Then along came the open source software revolution. I can recall being fortunate enough to be in a meeting with Steve Ballmer along with a small group of Microsoft partners in Sydney, Australia around 2002. I can remember him as a larger than life figure with a booming voice and an intense presence. I can vividly remember him going on a long diatribe about Open Source Software, primarily focused around Linux. To put some historical context around it, Linux was a fringe technology at best at that point in time – nobody was taking it seriously in the enterprise. The Apache Software Foundation wasn’t a blip on the radar at the time, Software-as-a-Service was in its infancy, and Platform-as-a-Service and cloud were non-factors – so what was he worried about?

From the fear instilled in his rant, you would have thought this was going to be the end of humanity as we knew it. Well it was the beginning of the end, the end of the halcyon days of the software industry as we knew it. The early beginnings of the end of the monopoly on change held by a select few software vendors. The beginning of the democratisation of change.

Fast forward fifteen years, and now everyone is a (potential) software publisher. Real world problems are solved in real companies and in many cases software products are created, published and made (freely) available to other companies. We have seen countless examples of this pattern, Hadoop at Yahoo!, Kafka at LinkedIn, Airflow at Airbnb, to name a few. Then there are companies created with scant capital or investment, driven by a small group of smart people focused on solving a problem or streamlining a process that they have encountered in the real world. Many of these companies growing to be globally recognised names, such as Atlassian or Hashicorp.

The rate of change is no longer suppressed to the privileged few – in fact we have an explosion of change. No longer do we have a handful of technology options to achieve a desired outcome or solve a particular problem, we have a constellation of options.

Now the bad news, the force multiplier in change created by open source communities cuts both ways. When the community is behind a project it gets hyper-charged, conversely when the community drops off, functionality and stability drop off just as quickly.

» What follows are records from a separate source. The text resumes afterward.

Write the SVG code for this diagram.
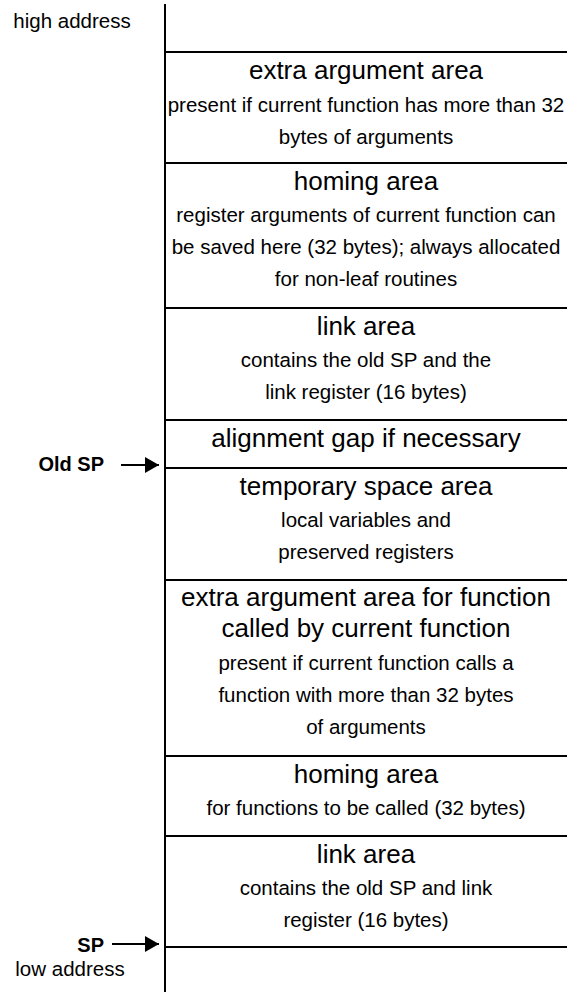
<svg xmlns="http://www.w3.org/2000/svg" width="567" height="992" viewBox="0 0 567 992">
<style>
  text { font-family: "Liberation Sans", Arial, Helvetica, sans-serif; fill: #000; }
  .t { font-size: 26px; text-anchor: middle; }
  .d { font-size: 20.5px; text-anchor: middle; }
  .l { font-size: 20.5px; text-anchor: middle; }
  .b { font-size: 20px; font-weight: bold; text-anchor: end; }
  .box { fill: none; stroke: #000; stroke-width: 2; }
  .ln { stroke: #000; stroke-width: 2; fill: none; }
</style>
<defs>
  <marker id="ah" markerUnits="userSpaceOnUse" markerWidth="15" markerHeight="16" refX="14" refY="8" orient="auto">
    <path d="M0,0 L14,8 L0,16 z" fill="#000"/>
  </marker>
</defs>
<rect width="567" height="992" fill="#fff"/>
<g id="frame">
  <line class="ln" x1="165" y1="4" x2="165" y2="52"/>
  <line class="ln" x1="165" y1="947" x2="165" y2="992"/>
</g>
<g id="labels">
  <text class="l" x="72" y="28">high address</text>
  <text class="l" x="70" y="976">low address</text>
  <text class="b" x="104" y="471">Old SP</text>
  <text class="b" x="104" y="952">SP</text>
</g>
<g id="n1">
  <rect class="box" x="165" y="52" width="410" height="111"/>
  <text class="t" x="366" y="79">extra argument area</text>
  <text class="d" x="366" y="112">present if current function has more than 32</text>
  <text class="d" x="366" y="144">bytes of arguments</text>
</g>
<g id="n2">
  <rect class="box" x="165" y="163" width="410" height="145"/>
  <text class="t" x="366" y="190">homing area</text>
  <text class="d" x="366" y="222">register arguments of current function can</text>
  <text class="d" x="366" y="254">be saved here (32 bytes); always allocated</text>
  <text class="d" x="366" y="286">for non-leaf routines</text>
</g>
<g id="n3">
  <rect class="box" x="165" y="308" width="410" height="112"/>
  <text class="t" x="366" y="335">link area</text>
  <text class="d" x="366" y="367">contains the old SP and the</text>
  <text class="d" x="366" y="399">link register (16 bytes)</text>
</g>
<g id="n4">
  <rect class="box" x="165" y="420" width="410" height="48"/>
  <text class="t" x="366" y="447">alignment gap if necessary</text>
</g>
<g id="n5">
  <rect class="box" x="165" y="468" width="410" height="112"/>
  <text class="t" x="366" y="495">temporary space area</text>
  <text class="d" x="366" y="527">local variables and</text>
  <text class="d" x="366" y="559">preserved registers</text>
</g>
<g id="n6">
  <rect class="box" x="165" y="580" width="410" height="176"/>
  <text class="t" x="366" y="606">extra argument area for function</text>
  <text class="t" x="366" y="637">called by current function</text>
  <text class="d" x="366" y="670">present if current function calls a</text>
  <text class="d" x="366" y="702">function with more than 32 bytes</text>
  <text class="d" x="366" y="734">of arguments</text>
</g>
<g id="n7">
  <rect class="box" x="165" y="756" width="410" height="80"/>
  <text class="t" x="366" y="783">homing area</text>
  <text class="d" x="366" y="815">for functions to be called (32 bytes)</text>
</g>
<g id="n8">
  <rect class="box" x="165" y="836" width="410" height="111"/>
  <text class="t" x="366" y="863">link area</text>
  <text class="d" x="366" y="895">contains the old SP and link</text>
  <text class="d" x="366" y="927">register (16 bytes)</text>
</g>
<g id="connectors">
  <line class="ln" x1="121" y1="465" x2="159" y2="465" marker-end="url(#ah)"/>
  <line class="ln" x1="112" y1="944" x2="159" y2="944" marker-end="url(#ah)"/>
</g>
</svg>
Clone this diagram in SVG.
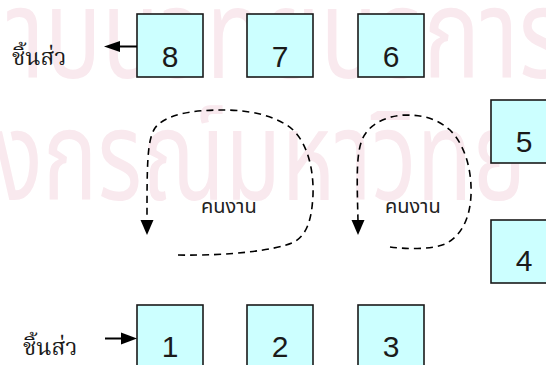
<svg xmlns="http://www.w3.org/2000/svg" width="546" height="365" viewBox="0 0 546 365">
  <defs>
    <style>
      .wm { font-family: "Noto Sans Thai", "Noto Sans Thai Looped", "Loma", "Garuda", "Tlwg Typo", sans-serif; font-size: 126px; fill: #f9e9ee; }
      .box rect { fill: #ccffff; stroke: #1a1a1a; stroke-width: 1.6; }
      .num { font-family: "Liberation Sans", Arial, sans-serif; font-size: 30px; fill: #1a1a1a; text-anchor: middle; }
      .lbl { font-family: "Noto Serif Thai", "Noto Sans Thai", "Loma", "Norasi", serif; font-size: 23px; fill: #1a1a1a; }
      .lbl2 { font-family: "Noto Sans Thai", "Loma", "Garuda", sans-serif; font-size: 20px; fill: #222; }
      .solid { stroke: #000; stroke-width: 2; fill: none; }
      .dash { stroke: #000; stroke-width: 1.6; fill: none; stroke-dasharray: 7 5; }
    </style>
  </defs>
  <rect width="546" height="365" fill="#ffffff"/>

  <!-- background stamp -->
  <g id="stamp">
    <text class="wm" x="-105" y="78" textLength="670" lengthAdjust="spacingAndGlyphs">สถาบันวิทยบริการ</text>
    <text class="wm" x="-205" y="200" textLength="875" lengthAdjust="spacingAndGlyphs">จุฬาลงกรณ์มหาวิทยาลัย</text>
  </g>

  <!-- stations, top row -->
  <g id="n8" class="box"><rect x="137" y="14" width="66" height="63"/><text class="num" x="170" y="67">8</text></g>
  <g id="n7" class="box"><rect x="247" y="14" width="66" height="63"/><text class="num" x="280" y="67">7</text></g>
  <g id="n6" class="box"><rect x="358" y="14" width="66" height="63"/><text class="num" x="391" y="67">6</text></g>
  <!-- stations, right column -->
  <g id="n5" class="box"><rect x="491" y="100" width="66" height="63"/><text class="num" x="524" y="152">5</text></g>
  <g id="n4" class="box"><rect x="491" y="220" width="66" height="63"/><text class="num" x="524" y="271">4</text></g>
  <!-- stations, bottom row -->
  <g id="n1" class="box"><rect x="137" y="305" width="66" height="63"/><text class="num" x="170" y="357">1</text></g>
  <g id="n2" class="box"><rect x="247" y="305" width="66" height="63"/><text class="num" x="280" y="357">2</text></g>
  <g id="n3" class="box"><rect x="358" y="305" width="66" height="63"/><text class="num" x="391" y="357">3</text></g>

  <!-- labels -->
  <g id="out-label"><text class="lbl" x="12" y="65">ชิ้นส่ว</text></g>
  <g id="in-label"><text class="lbl" x="23" y="355">ชิ้นส่ว</text></g>
  <g id="worker-a"><text class="lbl2" x="201" y="213">คนงาน</text></g>
  <g id="worker-b"><text class="lbl2" x="385" y="213">คนงาน</text></g>

  <!-- connectors -->
  <g id="connectors">
    <!-- part leaving station 8 -->
    <line class="solid" x1="137" y1="46.5" x2="118" y2="46.5"/>
    <polygon points="104,46.5 120,41 120,52" fill="#000"/>
    <!-- part entering station 1 -->
    <line class="solid" x1="105" y1="338.5" x2="124" y2="338.5"/>
    <polygon points="137,338.5 121,332.5 121,344.5" fill="#000"/>
    <!-- worker loop, left -->
    <path class="dash" d="M178,255 C230,256 275,250 292,243 C310,235 312,212 313,195 C314,165 305,135 285,124 C265,112 240,110 222,110 C190,110 165,115 155,128 C147,140 147,165 147,221"/>
    <polygon points="147,235 140.5,220 153.5,220" fill="#000"/>
    <!-- worker loop, right -->
    <path class="dash" d="M390,247 C405,249 430,250 445,244 C460,237 470,220 471,195 C472,170 465,145 450,130 C435,117 420,115 404,115 C385,116 368,125 362,140 C356,155 357,180 358,221"/>
    <polygon points="358,235 351.5,220 364.5,220" fill="#000"/>
  </g>
</svg>
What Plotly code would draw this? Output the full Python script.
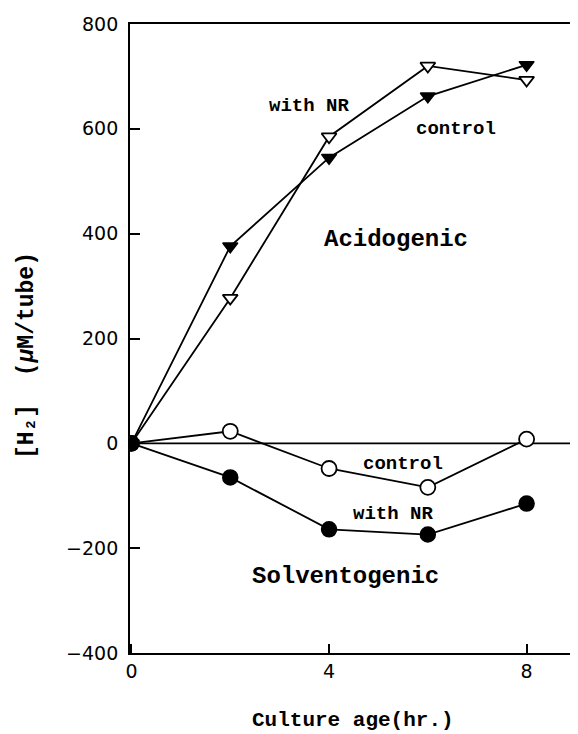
import plotly.graph_objects as go

hours = [0, 2, 4, 6, 8]
acid_with_nr = [0, 376, 545, 662, 722]
acid_control = [0, 277, 585, 720, 693]
solv_control = [0, 23, -48, -84, 8]
solv_with_nr = [0, -65, -164, -174, -115]

x_ticks = [0, 4, 8]
y_ticks = [-400, -200, 0, 200, 400, 600, 800]

LABEL_FONT = "Liberation Mono"
TICK_FONT = "DejaVu Sans"

fig = go.Figure()

line = dict(color="black", width=1.8)

fig.add_trace(go.Scatter(
    x=hours, y=acid_with_nr, mode="lines+markers", line=line,
    marker=dict(symbol="triangle-down", size=13, color="black",
                line=dict(color="black", width=1.5)),
    showlegend=False))
fig.add_trace(go.Scatter(
    x=hours, y=acid_control, mode="lines+markers", line=line,
    marker=dict(symbol="triangle-down", size=13, color="white",
                line=dict(color="black", width=1.8)),
    showlegend=False))
fig.add_trace(go.Scatter(
    x=hours, y=solv_control, mode="lines+markers", line=line,
    marker=dict(symbol="circle", size=15, color="white",
                line=dict(color="black", width=1.8)),
    showlegend=False))
fig.add_trace(go.Scatter(
    x=hours, y=solv_with_nr, mode="lines+markers", line=line,
    marker=dict(symbol="circle", size=15, color="black",
                line=dict(color="black", width=1.5)),
    showlegend=False))

# zero reference line
fig.add_shape(type="line", xref="x", yref="y", x0=0, x1=9, y0=0, y1=0,
              line=dict(color="black", width=1.8), layer="below")
# short right-border fragment
fig.add_shape(type="line", xref="x", yref="y", x0=8.99, x1=8.99, y0=-400, y1=-250,
              line=dict(color="black", width=1.2))

def label(text, x, y, size, bold=True):
    fig.add_annotation(x=x, y=y, xref="x", yref="y", showarrow=False,
                       text=f"<b>{text}</b>" if bold else text,
                       font=dict(family=LABEL_FONT, size=size, color="black"))

label("with NR", 3.6, 643, 19)
label("control", 6.57, 599, 19)
label("Acidogenic", 5.35, 389, 24)
label("control", 5.5, -40, 19)
label("with NR", 5.3, -135, 19)
label("Solventogenic", 4.34, -254, 24)

fig.add_annotation(xref="paper", yref="paper", x=(27 - 130) / 446, y=0.472,
                   xanchor="center", yanchor="middle",
                   textangle=-90, showarrow=False,
                   text="<b>[H₂]  (<i>μ</i>M/tube)</b>",
                   font=dict(family=LABEL_FONT, size=23, color="black"))
fig.add_annotation(xref="paper", yref="paper", x=0.5, y=(653 - 720) / 629,
                   xanchor="center", yanchor="middle",
                   showarrow=False, text="<b>Culture age(hr.)</b>",
                   font=dict(family=LABEL_FONT, size=21, color="black"))

fig.update_xaxes(range=[-0.03, 9.0], tickvals=x_ticks,
                 ticktext=[str(v) for v in x_ticks],
                 showline=True, linecolor="black", linewidth=1.8, mirror=True,
                 ticks="inside", ticklen=9, tickwidth=1.5, tickcolor="black",
                 showgrid=False, zeroline=False, ticklabelstandoff=0,
                 tickfont=dict(family=TICK_FONT, size=19, color="black"))
fig.update_yaxes(range=[-400, 800], tickvals=y_ticks,
                 ticktext=[str(v).replace("-", "\u2212") for v in y_ticks],
                 showline=True, linecolor="black", linewidth=1.8,
                 ticks="inside", ticklen=10, tickwidth=1.5, tickcolor="black",
                 showgrid=False, zeroline=False, ticklabelstandoff=6,
                 tickfont=dict(family=TICK_FONT, size=19, color="black"))

# page body has an 8px default margin, so the figure is offset by 8px
fig.update_layout(width=570, height=726,
                  margin=dict(l=122, r=2, t=16, b=81, autoexpand=False),
                  plot_bgcolor="white", paper_bgcolor="white")

fig.write_html("out.html")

This means there are components, projects, modules, services we are using today that won’t be around in the same format in 2-3 years’ time. There are products that don’t exist today that will be integral (and potentially critical) to our operations in 1-2 years’ time.

This brings me to my final point – the cost of future change. We as leaders and custodians of technology in this period should not only factor in current day run costs or the cost of change we know about (the cost of current change), but the hidden cost of future change. We need to think that whatever we are doing now is not what we will be doing in a years’ time – we will need to accommodate future change.

We need to be thinking about the cost of future change and what we can do to minimise this. This means not just swapping out one system for another, but thinking about how you will change this system or component again in the near future. We need to take the opportunity that is in front of us to replace monoliths with modular systems, move from tightly coupled to loosely coupled components, from proprietary systems to open systems, from rigid architectures to extensible architectures.

When you’re planning a change today, consider the cost of future change…